If you are building new, run Ethernet for everything. Eventually everything will go that route. It’s too popular in the enterprise/business space to never make the jump to residential eventually. It’s simply too convenient.

Low Voltage/Security Wiring:

Low voltage wiring is the other type of wiring a modern house will contain for data, mostly in alarm system applications, or for some types of sensors or indicators. Again, this is the way to go when building new, otherwise wireless is going to end up the more popular choice for alarm systems. It’s just a radically cheaper install in existing buildings.


Wireless Protocols:

All wireless data connections are based off radio technology. There are many different schemes and frequencies used to accomplish this. Wireless devices are susceptible to interference, require batteries, and can’t scale infinitely, but man to they install quick and simple! That’s basically the feature that makes them super popular, especially for existing buildings.



Using 2.4ghz and/or 5.0ghz, IEEE 802.11, otherwise known as WiFi to everyone is the most common wireless protocol in use today. It’s a open standard and many devices use WiFi as their data connection since all it requires is it’s own chip and a wireless network to connect to for data service. Building a device with WiFi makes setup simple for consumers, especially those already familiar with adding devices to their network. It is a very popular choice for Smart Device manufacturers, especially for one-off devices that aren’t meant to be in a system of many dozens of devices.


Z-Wave is the winning protocol from the early days of Home automation specific wireless protocols. It runs at ~900mhz, which gives it better range and signal penetration characteristics vs Wifi. It’s designed for low power usage, mesh connections between devices, and uses an RF frequency that doesn’t interfere with normal WiFi signals. Many Home automation devices are built around Z-Wave. It does require a device to act as a hub to control all the devices in the network, and it’s ease of use and utility is pretty much dictated by how well designed that hub is. Two homes with the exact same set of sensors and devices but different Z-wave hubs could have a radically different user experience.

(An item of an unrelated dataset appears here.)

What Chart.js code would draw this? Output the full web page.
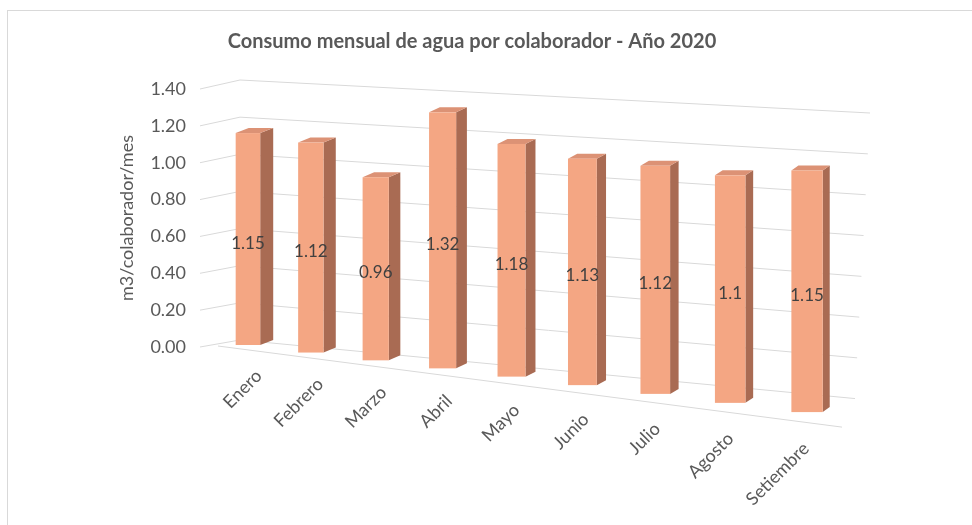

Zigbee is like Z-wave, but run at the same 2.4ghz frequency as WiFi. Because of this crucial difference, professionals have mostly opted for Z-wave instead, which has a longer range and doesn’t interfere with normal WiFi. There are still a number of products that exist for Zigbee. I wouldn’t recommend using Zigbee unless you already have lots of it and are thus already committed to it in part.

Wireless Security Sensors

Alarm systems use either generic or proprietary protocols, generally down in the 300-450mhz range. There is a push to start encrypting these sensors and devices for security against hacks. In general the control panel/alarm board will communicate with all the devices, and getting a data connection to the panel is what you worry about in terms of a data connection for the alarm system. Because these sensors tend to be proprietary, it’s often harder to change systems down the road, as it’s not a simple one item swap out like a wired alarm panel would be. Wireless is just popular because it’s easy.



Insteon is a curious system that is a mix of wired and wireless. The language spoken between devices is all the same, but connection methods can differ. It’s a combination of Power-line communication & Z-wave like wireless sensors. Some devices even come with both modes in a dual-path configuration for extra reliability.

On paper, it is the most advanced option for home automation, and grew out of the X10 protocol, the original professional grade home automation protocol from the 90s. It has a robust history of long term support Z-wave can’t match.

It is also, like Ethernet, infinitely extensible. The main advantage Z-wave has over Insteon is market penetration. Insteon was slow out of the gate with products people actually wanted, and have been playing catch up ever since. These days you can find a Insteon version of pretty much any smart home device, and it is a technically superior platform. It would be my choice building new, at least for things like lights, power outlets, switches, etc.